Look for the line containing "Rebuild this diagram" and the line containing "(10,11) rectangle (1291,723);"; retype them and all lines between, exactly, and leave out the pictures.

● **Entries with chart source code**:
>>>>>
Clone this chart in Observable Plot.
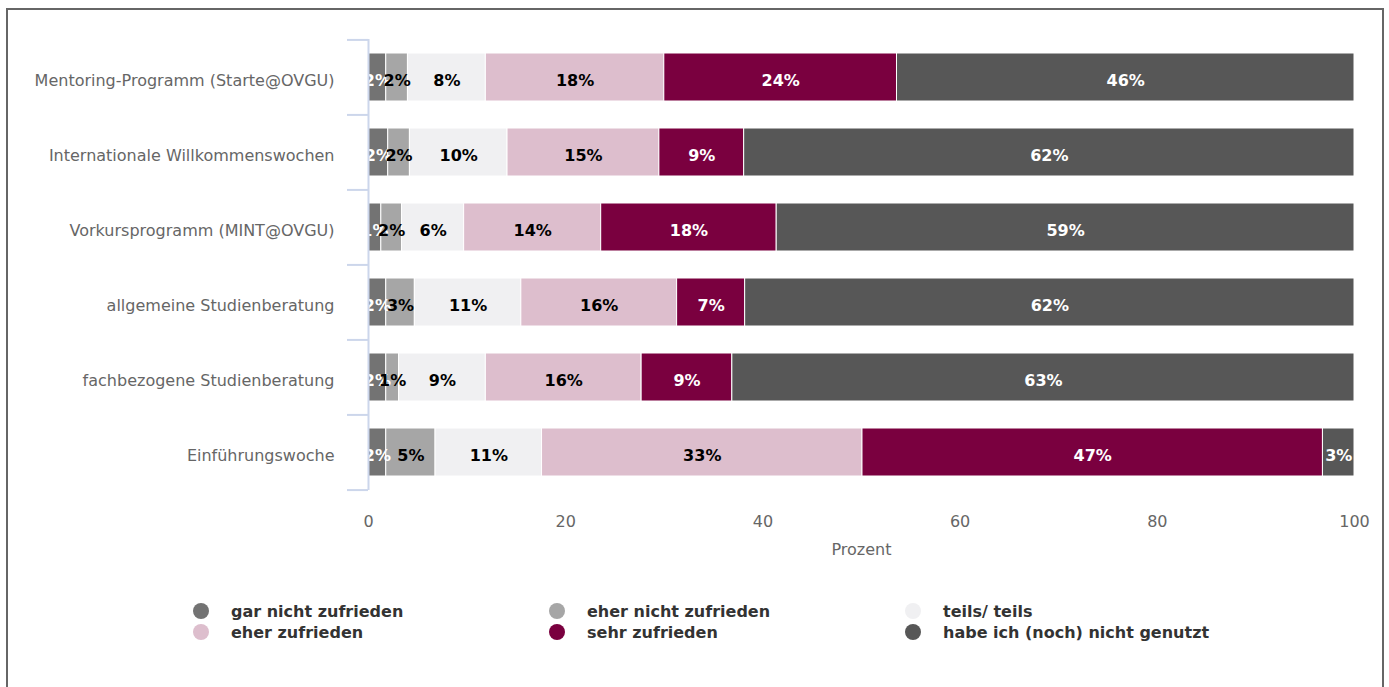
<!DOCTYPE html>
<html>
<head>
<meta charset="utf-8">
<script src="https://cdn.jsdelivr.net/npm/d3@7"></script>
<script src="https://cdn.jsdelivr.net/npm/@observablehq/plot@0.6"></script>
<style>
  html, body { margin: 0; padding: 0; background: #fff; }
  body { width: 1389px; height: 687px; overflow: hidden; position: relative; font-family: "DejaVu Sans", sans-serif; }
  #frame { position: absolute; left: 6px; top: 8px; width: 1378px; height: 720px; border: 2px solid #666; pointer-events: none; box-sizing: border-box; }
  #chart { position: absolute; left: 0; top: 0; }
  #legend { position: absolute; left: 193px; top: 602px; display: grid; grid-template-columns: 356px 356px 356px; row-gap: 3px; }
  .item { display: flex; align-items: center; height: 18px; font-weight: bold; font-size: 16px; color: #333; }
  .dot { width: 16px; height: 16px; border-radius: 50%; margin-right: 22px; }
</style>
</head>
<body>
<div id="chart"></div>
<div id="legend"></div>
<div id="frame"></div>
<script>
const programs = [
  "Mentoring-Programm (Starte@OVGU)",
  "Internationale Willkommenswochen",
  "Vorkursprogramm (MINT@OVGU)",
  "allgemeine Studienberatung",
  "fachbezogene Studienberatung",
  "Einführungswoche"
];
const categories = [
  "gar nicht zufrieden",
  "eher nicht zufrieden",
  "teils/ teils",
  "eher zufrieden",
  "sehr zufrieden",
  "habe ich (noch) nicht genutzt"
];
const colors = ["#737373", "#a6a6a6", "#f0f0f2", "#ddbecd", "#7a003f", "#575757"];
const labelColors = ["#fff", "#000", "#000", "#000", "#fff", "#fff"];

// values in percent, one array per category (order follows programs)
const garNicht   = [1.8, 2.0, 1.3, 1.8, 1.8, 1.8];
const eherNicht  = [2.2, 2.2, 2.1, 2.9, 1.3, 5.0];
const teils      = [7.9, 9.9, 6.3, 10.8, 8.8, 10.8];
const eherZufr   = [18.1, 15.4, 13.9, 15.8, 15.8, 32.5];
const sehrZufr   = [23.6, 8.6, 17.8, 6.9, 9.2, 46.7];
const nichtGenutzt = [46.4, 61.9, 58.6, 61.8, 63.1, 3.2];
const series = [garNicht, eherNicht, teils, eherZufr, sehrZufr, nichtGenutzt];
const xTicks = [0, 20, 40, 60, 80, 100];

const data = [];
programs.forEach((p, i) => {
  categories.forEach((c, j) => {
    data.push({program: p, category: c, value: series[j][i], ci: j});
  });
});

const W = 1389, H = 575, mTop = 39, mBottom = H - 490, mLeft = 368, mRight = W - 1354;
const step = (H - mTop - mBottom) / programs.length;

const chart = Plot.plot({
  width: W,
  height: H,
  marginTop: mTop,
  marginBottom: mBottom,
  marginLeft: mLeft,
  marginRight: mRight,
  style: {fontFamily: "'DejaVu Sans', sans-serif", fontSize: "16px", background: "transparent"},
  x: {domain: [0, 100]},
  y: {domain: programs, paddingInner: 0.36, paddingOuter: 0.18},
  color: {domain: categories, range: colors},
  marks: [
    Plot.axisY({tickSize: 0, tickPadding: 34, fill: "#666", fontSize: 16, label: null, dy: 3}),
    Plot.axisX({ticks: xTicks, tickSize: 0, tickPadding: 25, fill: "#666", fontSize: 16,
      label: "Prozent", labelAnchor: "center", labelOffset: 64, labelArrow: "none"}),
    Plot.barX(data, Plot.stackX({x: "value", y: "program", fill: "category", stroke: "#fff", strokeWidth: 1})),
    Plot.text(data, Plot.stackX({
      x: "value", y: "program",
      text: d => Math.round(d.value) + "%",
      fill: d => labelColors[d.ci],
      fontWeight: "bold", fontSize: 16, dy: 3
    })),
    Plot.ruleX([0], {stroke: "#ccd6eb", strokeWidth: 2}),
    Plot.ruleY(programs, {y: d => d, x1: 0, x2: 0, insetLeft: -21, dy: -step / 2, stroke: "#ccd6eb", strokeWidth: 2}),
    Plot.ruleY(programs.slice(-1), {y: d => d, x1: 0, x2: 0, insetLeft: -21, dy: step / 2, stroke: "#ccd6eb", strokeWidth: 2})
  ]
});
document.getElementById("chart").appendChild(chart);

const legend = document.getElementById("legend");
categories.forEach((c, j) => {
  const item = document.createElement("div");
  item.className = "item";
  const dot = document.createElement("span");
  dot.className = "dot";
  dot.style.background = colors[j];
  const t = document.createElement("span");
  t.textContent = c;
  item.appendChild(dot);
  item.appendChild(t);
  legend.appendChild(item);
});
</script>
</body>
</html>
<<<<<
>>>>>
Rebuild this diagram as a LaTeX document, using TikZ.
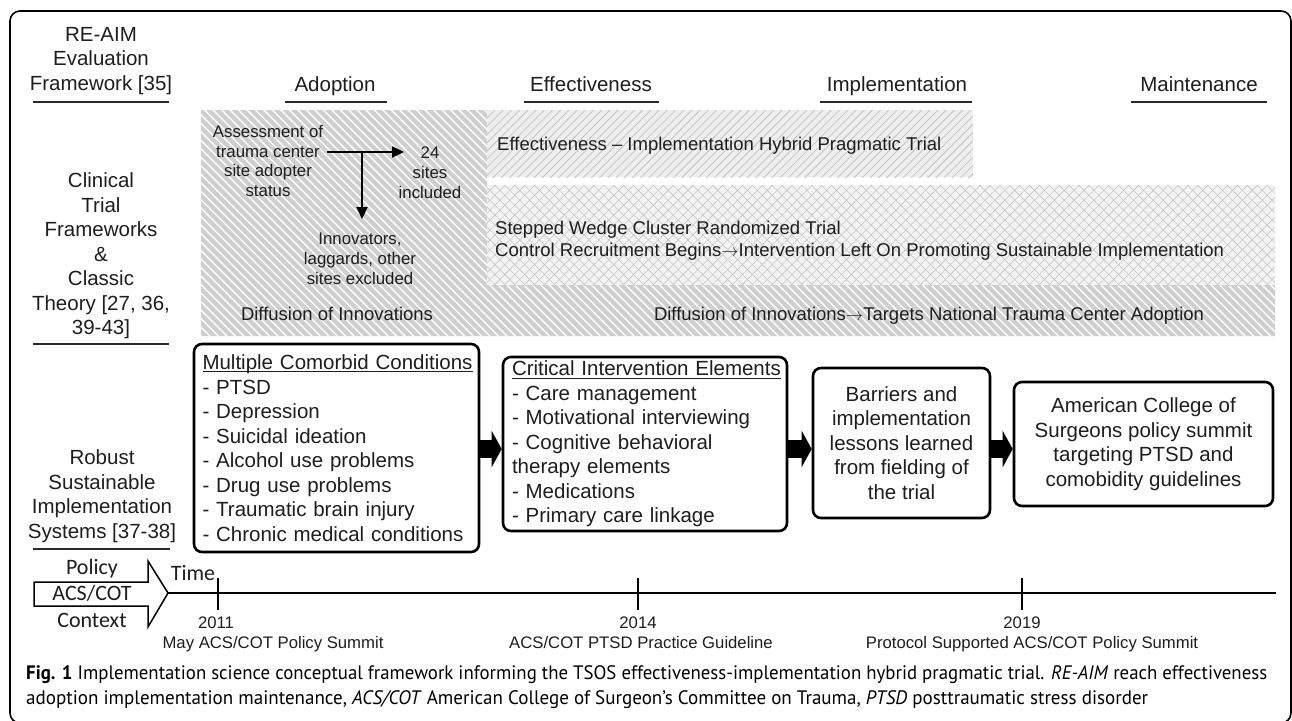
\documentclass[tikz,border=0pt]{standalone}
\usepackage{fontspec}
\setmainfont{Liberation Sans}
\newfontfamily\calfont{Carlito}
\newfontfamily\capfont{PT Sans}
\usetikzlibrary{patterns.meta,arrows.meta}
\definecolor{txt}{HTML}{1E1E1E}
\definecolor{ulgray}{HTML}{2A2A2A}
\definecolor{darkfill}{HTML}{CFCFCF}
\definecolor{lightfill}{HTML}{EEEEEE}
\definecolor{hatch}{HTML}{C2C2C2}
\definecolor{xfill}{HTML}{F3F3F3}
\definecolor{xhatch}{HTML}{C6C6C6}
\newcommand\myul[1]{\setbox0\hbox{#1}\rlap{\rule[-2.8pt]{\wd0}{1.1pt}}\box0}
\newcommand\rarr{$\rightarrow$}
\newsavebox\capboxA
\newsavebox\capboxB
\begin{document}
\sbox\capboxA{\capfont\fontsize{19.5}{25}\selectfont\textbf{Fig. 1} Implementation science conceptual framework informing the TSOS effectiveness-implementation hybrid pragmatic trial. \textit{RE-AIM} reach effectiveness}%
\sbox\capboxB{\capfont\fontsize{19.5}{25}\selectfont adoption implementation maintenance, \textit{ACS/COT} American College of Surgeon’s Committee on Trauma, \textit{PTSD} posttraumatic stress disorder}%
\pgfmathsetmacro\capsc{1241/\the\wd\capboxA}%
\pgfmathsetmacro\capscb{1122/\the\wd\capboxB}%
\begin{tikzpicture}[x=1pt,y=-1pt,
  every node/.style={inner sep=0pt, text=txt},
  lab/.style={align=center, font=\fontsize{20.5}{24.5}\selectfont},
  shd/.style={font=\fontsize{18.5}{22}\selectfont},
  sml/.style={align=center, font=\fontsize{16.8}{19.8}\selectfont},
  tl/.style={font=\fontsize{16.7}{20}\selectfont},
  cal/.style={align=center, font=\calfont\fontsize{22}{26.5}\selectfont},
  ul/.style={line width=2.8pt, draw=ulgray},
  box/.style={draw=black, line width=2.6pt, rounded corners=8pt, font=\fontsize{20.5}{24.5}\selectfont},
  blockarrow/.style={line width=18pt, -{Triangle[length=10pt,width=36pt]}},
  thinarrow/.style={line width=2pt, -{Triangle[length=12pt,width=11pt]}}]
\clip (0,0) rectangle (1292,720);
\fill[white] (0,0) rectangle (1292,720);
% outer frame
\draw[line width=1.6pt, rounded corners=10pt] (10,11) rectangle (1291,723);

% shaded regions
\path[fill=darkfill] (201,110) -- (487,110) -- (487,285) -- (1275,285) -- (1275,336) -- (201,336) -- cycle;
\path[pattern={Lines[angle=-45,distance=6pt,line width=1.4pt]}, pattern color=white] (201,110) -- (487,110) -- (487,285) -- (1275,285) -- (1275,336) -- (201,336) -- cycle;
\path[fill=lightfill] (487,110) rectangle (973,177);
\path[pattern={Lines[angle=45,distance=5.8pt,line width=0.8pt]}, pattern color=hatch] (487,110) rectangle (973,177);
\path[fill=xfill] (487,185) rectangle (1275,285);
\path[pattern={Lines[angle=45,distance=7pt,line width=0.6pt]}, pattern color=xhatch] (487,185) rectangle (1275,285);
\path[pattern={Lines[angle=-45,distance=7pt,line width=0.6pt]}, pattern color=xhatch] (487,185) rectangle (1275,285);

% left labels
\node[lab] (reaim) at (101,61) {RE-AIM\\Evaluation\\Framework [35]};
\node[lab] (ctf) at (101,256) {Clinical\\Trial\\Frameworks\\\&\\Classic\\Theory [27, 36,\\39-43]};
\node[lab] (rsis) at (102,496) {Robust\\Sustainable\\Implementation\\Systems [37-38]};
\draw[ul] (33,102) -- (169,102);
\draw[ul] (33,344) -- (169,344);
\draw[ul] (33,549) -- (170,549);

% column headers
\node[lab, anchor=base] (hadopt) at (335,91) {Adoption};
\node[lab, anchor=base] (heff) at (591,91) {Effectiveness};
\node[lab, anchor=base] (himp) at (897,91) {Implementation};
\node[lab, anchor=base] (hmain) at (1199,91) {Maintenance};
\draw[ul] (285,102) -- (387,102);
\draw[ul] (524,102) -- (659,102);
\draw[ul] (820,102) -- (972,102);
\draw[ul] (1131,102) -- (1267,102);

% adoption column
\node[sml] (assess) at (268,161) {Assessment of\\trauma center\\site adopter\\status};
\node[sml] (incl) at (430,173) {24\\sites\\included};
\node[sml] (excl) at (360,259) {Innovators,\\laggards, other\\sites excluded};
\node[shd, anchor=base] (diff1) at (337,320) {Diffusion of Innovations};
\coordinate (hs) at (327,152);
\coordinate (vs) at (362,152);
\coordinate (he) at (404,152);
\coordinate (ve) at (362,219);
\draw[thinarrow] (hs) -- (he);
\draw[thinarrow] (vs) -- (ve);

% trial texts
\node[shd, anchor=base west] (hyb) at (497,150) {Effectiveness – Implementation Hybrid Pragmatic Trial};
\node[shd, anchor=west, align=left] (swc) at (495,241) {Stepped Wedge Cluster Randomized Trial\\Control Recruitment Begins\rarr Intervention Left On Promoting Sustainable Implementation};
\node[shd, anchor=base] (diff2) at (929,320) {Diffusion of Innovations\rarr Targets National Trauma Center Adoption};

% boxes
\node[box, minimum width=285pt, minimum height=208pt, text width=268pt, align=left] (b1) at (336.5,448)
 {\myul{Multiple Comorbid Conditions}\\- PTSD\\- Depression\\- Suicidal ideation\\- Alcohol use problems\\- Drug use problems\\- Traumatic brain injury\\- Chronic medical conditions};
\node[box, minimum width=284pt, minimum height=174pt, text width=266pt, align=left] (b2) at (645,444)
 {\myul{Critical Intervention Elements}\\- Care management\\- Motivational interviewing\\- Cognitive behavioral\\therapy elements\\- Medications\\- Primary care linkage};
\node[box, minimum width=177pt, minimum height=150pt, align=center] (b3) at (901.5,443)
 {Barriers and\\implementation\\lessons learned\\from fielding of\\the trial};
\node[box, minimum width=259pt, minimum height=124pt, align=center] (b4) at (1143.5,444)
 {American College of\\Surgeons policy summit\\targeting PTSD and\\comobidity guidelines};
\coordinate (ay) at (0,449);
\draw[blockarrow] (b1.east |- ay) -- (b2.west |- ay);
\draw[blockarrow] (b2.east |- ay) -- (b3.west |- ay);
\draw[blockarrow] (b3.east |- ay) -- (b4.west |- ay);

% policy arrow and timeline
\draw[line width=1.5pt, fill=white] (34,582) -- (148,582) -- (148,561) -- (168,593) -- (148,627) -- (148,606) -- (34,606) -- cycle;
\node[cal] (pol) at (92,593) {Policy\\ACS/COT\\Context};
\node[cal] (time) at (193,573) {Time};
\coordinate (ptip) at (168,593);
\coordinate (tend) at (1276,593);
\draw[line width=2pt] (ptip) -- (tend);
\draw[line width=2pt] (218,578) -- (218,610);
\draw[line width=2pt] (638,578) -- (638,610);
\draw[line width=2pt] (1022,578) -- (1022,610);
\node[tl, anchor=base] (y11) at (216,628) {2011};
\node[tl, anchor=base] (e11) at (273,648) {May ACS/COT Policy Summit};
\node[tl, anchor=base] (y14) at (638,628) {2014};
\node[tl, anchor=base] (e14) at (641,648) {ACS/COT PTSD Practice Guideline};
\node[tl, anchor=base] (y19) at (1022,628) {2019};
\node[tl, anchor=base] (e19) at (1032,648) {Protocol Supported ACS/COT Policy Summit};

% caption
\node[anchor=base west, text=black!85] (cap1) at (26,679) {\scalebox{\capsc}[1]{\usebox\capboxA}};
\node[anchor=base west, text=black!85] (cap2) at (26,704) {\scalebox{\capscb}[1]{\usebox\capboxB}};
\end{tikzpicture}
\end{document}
<<<<<
● **Full answer**:
Rebuild this diagram as a LaTeX document, using TikZ.
\documentclass[tikz,border=0pt]{standalone}
\usepackage{fontspec}
\setmainfont{Liberation Sans}
\newfontfamily\calfont{Carlito}
\newfontfamily\capfont{PT Sans}
\usetikzlibrary{patterns.meta,arrows.meta}
\definecolor{txt}{HTML}{1E1E1E}
\definecolor{ulgray}{HTML}{2A2A2A}
\definecolor{darkfill}{HTML}{CFCFCF}
\definecolor{lightfill}{HTML}{EEEEEE}
\definecolor{hatch}{HTML}{C2C2C2}
\definecolor{xfill}{HTML}{F3F3F3}
\definecolor{xhatch}{HTML}{C6C6C6}
\newcommand\myul[1]{\setbox0\hbox{#1}\rlap{\rule[-2.8pt]{\wd0}{1.1pt}}\box0}
\newcommand\rarr{$\rightarrow$}
\newsavebox\capboxA
\newsavebox\capboxB
\begin{document}
\sbox\capboxA{\capfont\fontsize{19.5}{25}\selectfont\textbf{Fig. 1} Implementation science conceptual framework informing the TSOS effectiveness-implementation hybrid pragmatic trial. \textit{RE-AIM} reach effectiveness}%
\sbox\capboxB{\capfont\fontsize{19.5}{25}\selectfont adoption implementation maintenance, \textit{ACS/COT} American College of Surgeon’s Committee on Trauma, \textit{PTSD} posttraumatic stress disorder}%
\pgfmathsetmacro\capsc{1241/\the\wd\capboxA}%
\pgfmathsetmacro\capscb{1122/\the\wd\capboxB}%
\begin{tikzpicture}[x=1pt,y=-1pt,
  every node/.style={inner sep=0pt, text=txt},
  lab/.style={align=center, font=\fontsize{20.5}{24.5}\selectfont},
  shd/.style={font=\fontsize{18.5}{22}\selectfont},
  sml/.style={align=center, font=\fontsize{16.8}{19.8}\selectfont},
  tl/.style={font=\fontsize{16.7}{20}\selectfont},
  cal/.style={align=center, font=\calfont\fontsize{22}{26.5}\selectfont},
  ul/.style={line width=2.8pt, draw=ulgray},
  box/.style={draw=black, line width=2.6pt, rounded corners=8pt, font=\fontsize{20.5}{24.5}\selectfont},
  blockarrow/.style={line width=18pt, -{Triangle[length=10pt,width=36pt]}},
  thinarrow/.style={line width=2pt, -{Triangle[length=12pt,width=11pt]}}]
\clip (0,0) rectangle (1292,720);
\fill[white] (0,0) rectangle (1292,720);
% outer frame
\draw[line width=1.6pt, rounded corners=10pt] (10,11) rectangle (1291,723);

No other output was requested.